There were none to be seen during our morning foray.
But, refreshed after a quick bite of lunch and a brief mid-day nap, we tried again and, to our delight, began to see raised tails, mudding fish, coming into casting range. But the tails didn’t belong to redfish. Black drum. In the absence of reds, they became the target.
And a tough target they were. The fish could see no better than we could so our presentations had to be right on their noses and the fly had to be dark to be visible in the murky waters. I ended up trimming the tan bucktail out of a Borski slider – butchering it down to nothing but dark hackle and rusty craft fur tail – and finally picked up my first fish, a bulldog black drum that refused to come in the last fifteen feet without a few frenetic tests of my reel's drag settings. A second fish followed shortly, every bit as stubborn, fooled by a black clouser.
That was it. Five hours on the water. Two fish.
"How’d it go?"
"Tough afternoon. Picked up a couple of blacks late. Had to work hard for them, though."
"Yeah. You’re not alone. Be sure to put them on the board."
Just two. But I was on the board.
Alleluia, I was on the board.
Photo Credit: The final shot of me and my cute little friend was taken by fisherman extraordinaire Austin Orr. Well done, lad!
Wednesday, May 2, 2012
It was a sight - or so I’ve been told. An odd duck family moving down the intercoastal. Gavit’s nineteen-foot Action Craft momma skiff followed by six Adios babys with a Chupacabra ugly duckling bringing up the rear. A daisy chain of bobbing boat birds. The Diablo brood was on the move.

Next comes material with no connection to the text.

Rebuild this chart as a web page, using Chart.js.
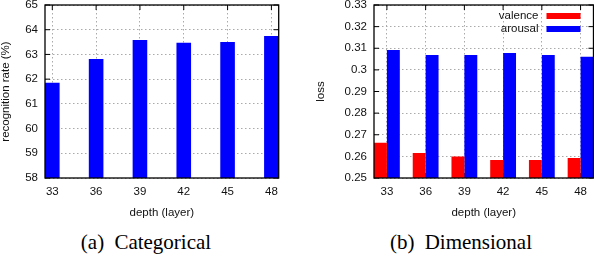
<!DOCTYPE html>
<html>
<head>
<meta charset="utf-8">
<script src="https://cdn.jsdelivr.net/npm/chart.js@4.4.0/dist/chart.umd.min.js"></script>
<style>
  html, body { margin: 0; padding: 0; background: #fff; }
  #wrap { position: relative; width: 594px; height: 258px; overflow: hidden; }
  canvas { position: absolute; top: -20px; }
  .cap { position: absolute; top: 232px; width: 220px; text-align: center;
         font-family: "Liberation Serif", serif; font-size: 21px; line-height: 21px;
         word-spacing: 5px; color: #000; white-space: pre; }
</style>
</head>
<body>
<div id="wrap">
  <canvas id="left" width="297" height="245" style="left:0"></canvas>
  <canvas id="right" width="297" height="245" style="left:297px"></canvas>
  <div class="cap" style="left:36px">(a) Categorical</div>
  <div class="cap" style="left:351px">(b) Dimensional</div>
</div>
<script>
// depth (layer) values on x
const depths = [33, 36, 39, 42, 45, 48];

// (a) categorical: recognition rate (%)
const recognitionRate = [61.85, 62.82, 63.58, 63.47, 63.5, 63.75];
const rateTicks = [58, 59, 60, 61, 62, 63, 64, 65];

// (b) dimensional: loss
const valenceLoss = [0.2663, 0.2616, 0.2599, 0.2583, 0.2583, 0.2593];
const arousalLoss = [0.3092, 0.3069, 0.3069, 0.3078, 0.3069, 0.3061];
const lossTicks = [0.25, 0.26, 0.27, 0.28, 0.29, 0.3, 0.31, 0.32, 0.33];

const fontFam = '"Liberation Sans", Arial, sans-serif';
const tickFont = { family: fontFam, size: 11.5 };

// marco estilo gnuplot: borde y marcas hacia dentro
const frame = {
  id: 'frame',
  beforeDatasetsDraw(chart) {
    const { ctx, chartArea: a, scales: { x, y } } = chart;
    ctx.save();
    ctx.strokeStyle = '#000';
    ctx.lineWidth = 1;
    ctx.beginPath();
    x.ticks.forEach(t => {
      const px = x.getPixelForValue(t.value);
      ctx.moveTo(px, a.top); ctx.lineTo(px, a.top + 5);
      ctx.moveTo(px, a.bottom); ctx.lineTo(px, a.bottom - 5);
    });
    y.ticks.forEach(t => {
      const py = y.getPixelForValue(t.value);
      ctx.moveTo(a.left, py); ctx.lineTo(a.left + 5, py);
      ctx.moveTo(a.right, py); ctx.lineTo(a.right - 5, py);
    });
    ctx.stroke();
    ctx.restore();
  },
  afterDatasetsDraw(chart) {
    const { ctx, chartArea: a } = chart;
    ctx.save();
    ctx.strokeStyle = '#000';
    ctx.lineWidth = 1.3;
    ctx.strokeRect(a.left, a.top, a.right - a.left, a.bottom - a.top);
    ctx.restore();
  }
};

// leyenda dentro del área (arriba a la derecha)
const insideLegend = {
  id: 'insideLegend',
  afterDatasetsDraw(chart) {
    const { ctx, chartArea: a } = chart;
    ctx.save();
    ctx.font = '11.5px ' + fontFam;
    ctx.textAlign = 'right';
    ctx.textBaseline = 'middle';
    chart.data.datasets.forEach((ds, i) => {
      const yc = a.top + 11 + i * 13;
      const sx = a.right - 47;
      ctx.fillStyle = ds.backgroundColor;
      ctx.fillRect(sx, yc - 3, 34, 6);
      ctx.fillStyle = '#111';
      ctx.fillText(ds.label, sx - 8, yc);
    });
    ctx.restore();
  }
};

function axes(opts) {
  return {
    x: {
      type: 'linear',
      min: opts.xMin, max: opts.xMax,
      offset: false,
      afterBuildTicks: s => { s.ticks = depths.map(v => ({ value: v })); },
      afterFit: s => { s.height = 47; },
      grid: { color: '#aaa', drawTicks: false, offset: false },
      border: { display: false, dash: [1.5, 2.5] },
      ticks: { font: tickFont, color: '#111', padding: 7, maxRotation: 0, autoSkip: false },
      title: { display: true, text: 'depth (layer)', font: { family: fontFam, size: 11.5, lineHeight: 1 },
               color: '#111', padding: { top: 0, bottom: 6 } }
    },
    y: {
      min: opts.yMin, max: opts.yMax,
      afterBuildTicks: s => { s.ticks = opts.yTicks.map(v => ({ value: v })); },
      afterFit: s => { s.width = opts.yWidth; },
      grid: { color: '#aaa', drawTicks: false },
      border: { display: false, dash: [1.5, 2.5] },
      ticks: { font: tickFont, color: '#111', padding: 7, callback: v => String(v) },
      title: { display: true, text: opts.yTitle, font: { family: fontFam, size: 11.5, lineHeight: 1 },
               color: '#111', padding: { top: opts.yTitlePad, bottom: 0 } }
    }
  };
}

new Chart(document.getElementById('left'), {
  type: 'bar',
  data: {
    datasets: [{
      label: 'recognition rate',
      data: depths.map((d, i) => ({ x: d, y: recognitionRate[i] })),
      backgroundColor: '#0000ff',
      borderWidth: 0,
      categoryPercentage: 1 / 3,
      barPercentage: 1
    }]
  },
  options: {
    responsive: false,
    animation: false,
    devicePixelRatio: 1,
    layout: { padding: { top: 25, left: 0, right: 18.3, bottom: 0 } },
    plugins: { legend: { display: false }, tooltip: { enabled: false } },
    scales: axes({ xMin: 32.5, xMax: 48.5, yMin: 58, yMax: 65, yTicks: rateTicks,
                   yWidth: 45, yTitle: 'recognition rate (%)', yTitlePad: 0 })
  },
  plugins: [frame]
});

new Chart(document.getElementById('right'), {
  type: 'bar',
  data: {
    datasets: [
      { label: 'valence', data: depths.map((d, i) => ({ x: d, y: valenceLoss[i] })),
        backgroundColor: '#ff0000', borderWidth: 0, categoryPercentage: 2 / 3, barPercentage: 1 },
      { label: 'arousal', data: depths.map((d, i) => ({ x: d, y: arousalLoss[i] })),
        backgroundColor: '#0000ff', borderWidth: 0, categoryPercentage: 2 / 3, barPercentage: 1 }
    ]
  },
  options: {
    responsive: false,
    animation: false,
    devicePixelRatio: 1,
    layout: { padding: { top: 25, left: 0, right: 0.5, bottom: 0 } },
    plugins: { legend: { display: false }, tooltip: { enabled: false } },
    scales: axes({ xMin: 32, xMax: 49, yMin: 0.25, yMax: 0.33, yTicks: lossTicks,
                   yWidth: 77, yTitle: 'loss', yTitlePad: 18 })
  },
  plugins: [frame, insideLegend]
});
</script>
</body>
</html>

Twenty–three miles, two-and-a-half hours. The same twenty-three miles we smoked in forty minutes the next day. Bless Thomas (Diablo Paddlesports' co-founder), Gavit and Brandon for their patience and care in keeping the watercraft from ending in a wad.
Two-and-a-half hours. Ugh.
But it was worth it.
The sturdy boats gave us the flexibility to come and go on the flats as we pleased – alone or in numbers. Take it out, stake it out, and walk the flats. Stable enough to scout or fish from - standing or sitting high, dry, and comfortable in the Larry chair.
Gavit suggested that such a thing has never been done before – a concerted assault on these waters by a group of kayakers. We certainly got some strange looks from the guided skiffs that occasionally wandered through our domain.
Where did you come from?
If Gavit's right, I don’t understand why no one else has done it. It was an absolutely perfect way to attack the far-flung flats.
Fishing with the devil.
I want one.
Note: A huge thanks to Thomas Flemons for towing the fleet out and turning us loose on the flats with his boats. It was a fine gesture. Better yet, it was great to have him around.